By:

Between November 2017 and September 2019, the Julian Samora Research Institute and African and African American Studies convened a series of three Black/Brown Dialogues summits to address divisions among ethno-racial minority groups that have historically hindered community development and societal progress. With the different groups tending to pursue civil rights separate from each other, they have not generated the scale of influence that could bring about broad progressive social change in society. Despite living within a racialized society in which the dominant group employs similar mechanisms of domination across groups, Latina/os and African Americans—the two largest ethno-racial minority groups in the country—have seldom developed lasting relationships and alliances that enhance their capabilities to promote a non-racialized society through structural and organizational changes at the community level.
In order to address these challenges, the summit series had as its ultimate goal the establishment of a sustainable, innovative advocacy organization or network that moves beyond traditional models of collaborative engagement (e.g., coalitions, alliances, etc.). Traditionally, such organizational frameworks tend to be based on additive or coalition models.
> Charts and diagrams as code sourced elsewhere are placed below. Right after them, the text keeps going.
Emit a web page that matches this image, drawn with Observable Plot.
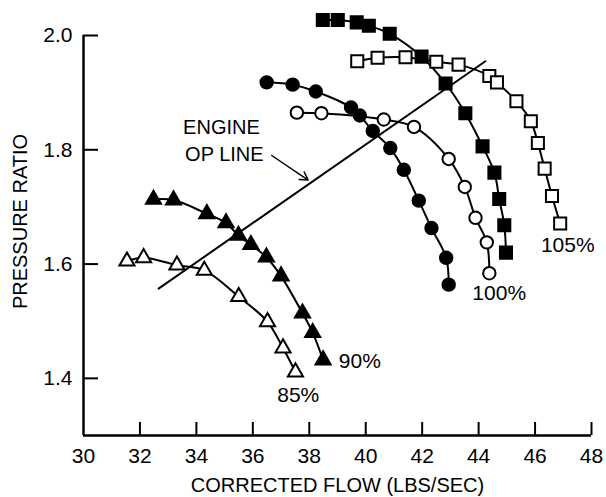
<!DOCTYPE html>
<html><head><meta charset="utf-8">
<script src="https://cdn.jsdelivr.net/npm/d3@7"></script>
<script src="https://cdn.jsdelivr.net/npm/@observablehq/plot@0.6"></script>
<style>body{margin:0;background:#fff;}</style>
</head><body><div id="chart"></div>
<script>
// Tick values
const xTicks = [32, 34, 36, 38, 40, 42, 44, 46, 48];
const yTicks = [1.4, 1.6, 1.8, 2.0];

// 85% speed (open triangles)
const flow85 = [31.54, 32.13, 33.31, 34.28, 35.50, 36.52, 37.07, 37.51];
const pr85   = [1.605, 1.611, 1.598, 1.589, 1.543, 1.499, 1.453, 1.411];
// 90% speed (filled triangles)
const flow90 = [32.48, 33.19, 34.37, 35.05, 35.49, 35.93, 36.48, 37.00, 37.76, 38.12, 38.49];
const pr90   = [1.713, 1.712, 1.688, 1.672, 1.650, 1.634, 1.612, 1.579, 1.514, 1.480, 1.432];
// filled circles
const flowFC = [36.49, 37.41, 38.23, 39.48, 39.79, 40.25, 40.87, 41.35, 41.88, 42.33, 42.85, 42.94];
const prFC   = [1.918, 1.914, 1.902, 1.874, 1.860, 1.833, 1.803, 1.765, 1.711, 1.663, 1.611, 1.564];
// 100% speed (open circles)
const flow100 = [37.56, 38.43, 40.64, 41.71, 42.94, 43.51, 43.89, 44.29, 44.38];
const pr100   = [1.865, 1.864, 1.853, 1.840, 1.784, 1.735, 1.681, 1.638, 1.584];
// filled squares
const flowFS = [38.48, 39.01, 39.68, 40.11, 40.85, 41.98, 42.83, 43.53, 44.14, 44.56, 44.73, 44.91, 44.97];
const prFS   = [2.027, 2.027, 2.023, 2.017, 2.003, 1.963, 1.916, 1.864, 1.806, 1.760, 1.714, 1.668, 1.620];
// 105% speed (open squares)
const flow105 = [39.70, 40.42, 41.41, 42.50, 43.29, 44.38, 44.65, 45.34, 45.85, 46.10, 46.34, 46.60, 46.89];
const pr105   = [1.955, 1.961, 1.962, 1.954, 1.949, 1.929, 1.918, 1.885, 1.850, 1.812, 1.767, 1.719, 1.671];

// Engine operating line
const opFlow = [32.66, 44.24];
const opPr   = [1.557, 1.955];

// Curve labels
const labelText = ["85%", "90%", "100%", "105%"];
const labelFlow = [37.61, 39.79, 44.73, 47.16];
const labelPr   = [1.371, 1.430, 1.549, 1.633];

// Annotation
const noteText = ["ENGINE", "OP LINE"];
const noteFlow = [33.53, 33.60];
const notePr   = [1.839, 1.792];
const arrowFlow = [36.67, 37.96];
const arrowPr   = [1.790, 1.747];

const FONT = "'Liberation Sans', Arial, Helvetica, sans-serif";
const idx = a => a.map((_, i) => i);

function series(fx, fy, symbol, fill) {
  return [
    Plot.line(idx(fx), {x: fx, y: fy, curve: "catmull-rom", stroke: "black", strokeWidth: 2}),
    Plot.dot(idx(fx), {x: fx, y: fy, symbol, r: symbol === "square" ? 6.8 : (symbol === "triangle" ? 5.6 : 6.2),
      fill, stroke: "black", strokeWidth: 2})
  ];
}

const chart = Plot.plot({
  width: 606,
  height: 497,
  marginLeft: 83,
  marginRight: 15,
  marginTop: 35,
  marginBottom: 62,
  x: {domain: [30, 48]},
  y: {domain: [1.3, 2.0]},
  style: {fontFamily: FONT, fontSize: "21px", background: "white", color: "black", overflow: "visible"},
  marks: [
    // axis lines
    Plot.ruleX([30], {y1: 1.3, y2: 2.0, strokeWidth: 2.5}),
    Plot.ruleY([1.3], {x1: 30, x2: 48, strokeWidth: 2.5}),
    // inward ticks
    Plot.axisX({ticks: xTicks, tickSize: -13, fill: "none", strokeWidth: 2, label: null}),
    Plot.axisY({ticks: yTicks, tickSize: -15, fill: "none", strokeWidth: 2, label: null}),
    // tick labels
    Plot.axisX({ticks: [30, ...xTicks], tickSize: 0, tickPadding: 13, fontSize: 21, label: null}),
    Plot.axisY({ticks: yTicks, tickSize: 0, tickPadding: 11, fontSize: 21, tickFormat: d => d.toFixed(1), label: null}),
    // axis titles
    Plot.text(["PRESSURE RATIO"], {frameAnchor: "left", textAnchor: "middle", dx: -63, dy: -14, rotate: -90, fontSize: 20}),
    Plot.text(["CORRECTED FLOW (LBS/SEC)"], {frameAnchor: "bottom", textAnchor: "middle", dx: 0, dy: 56, fontSize: 20}),
    // operating line
    Plot.line(idx(opFlow), {x: opFlow, y: opPr, stroke: "black", strokeWidth: 2}),
    // speed lines
    ...series(flow85, pr85, "triangle", "white"),
    ...series(flow90, pr90, "triangle", "black"),
    ...series(flowFC, prFC, "circle", "black"),
    ...series(flow100, pr100, "circle", "white"),
    ...series(flowFS, prFS, "square", "black"),
    ...series(flow105, pr105, "square", "white"),
    // labels
    Plot.text(labelText, {x: labelFlow, y: labelPr, text: d => d, fontSize: 21}),
    Plot.text(noteText, {x: noteFlow, y: notePr, text: d => d, textAnchor: "start", fontSize: 20}),
    Plot.arrow([0], {x1: arrowFlow[0], y1: arrowPr[0], x2: arrowFlow[1], y2: arrowPr[1], stroke: "black", strokeWidth: 1.5, headLength: 9})
  ]
});
document.getElementById("chart").appendChild(chart);
</script>
</body></html>
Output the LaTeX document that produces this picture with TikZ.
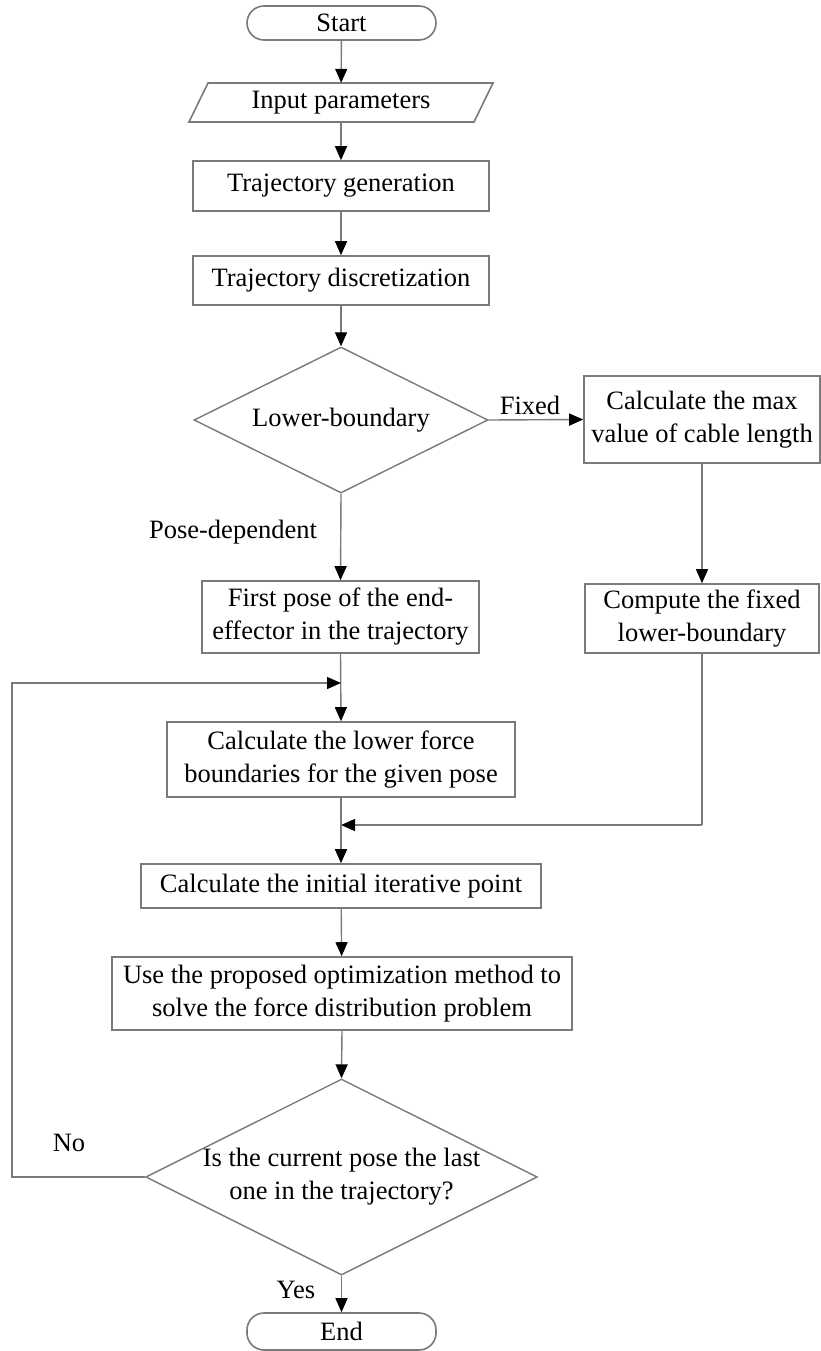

Specifically, these models of engagement tend to be single-issue based and short-lived, ending once a specific goal is reached. That is, they tend to be comprised of different organizations in which their representatives engage in limited and secondary forms of advocacy and/or action.
The summits proposed to seek an alternative approach—one based on a unifying vision for a better social order grounded in the premise that this society belongs to all groups—which shapes and informs public policies through collective action and systematic policy input and influence by current subordinate groups. Accordingly, with the goal of shifting public opinion, influencing policy discussions, and shaping the practices of public organizations, it proposes the pursuit of a better Michigan from the bottom up.
At the third and final summit in the series, the members of the Black/Brown Dialogues Founding Committee were introduced and tasked with transforming the vision laid out in the summit series into a sustainable advocacy organization that will work toward a more just, equitable, and inclusive Michigan. The members of the committee at present are Mark Fancher of the ACLU of Michigan, MSU doctoral student Joy Hannibal, Tedda Hughes of REACH Art Studio of Lansing, Marvin McKinney of University Outreach and Engagement at MSU, Don Weatherspoon (retired), Carlton Evans of McDuffie Evans, Asa Zuccaro of the Latinx Technology & Community Center of Flint, and Angela Reyes of the Detroit Hispanic Development Corporation. Members of the JSRI team remain involved with the committee in an advisory capacity as the group works toward the establishment of an independent organization.
Members of the Founding Committee have chosen as the name of the organization the North Star Alliance for Justice (NSAJ). For centuries, the North Star served as a guiding light for seafarers, and prior to the abolition of slavery in the United States, the North Star guided escaped slaves trying to make their way north toward freedom. Similarly, NSAJ will strive to serve as a guiding light for Michigan’s communities of color in the struggles for justice, equity, and inclusion. The members of the Founding Committee have drafted the following mission statement: “The North Star Alliance for Justice is a collaborative of organizations and individuals committed to the pursuit of freedom, independence, prosperity and equal rights for communities of black and brown people with histories of enslavement, territorial theft, genocide, racial and ethnic victimization, and government repression. We advocate targeted measures to make whole the black and brown communities in the state of Michigan.”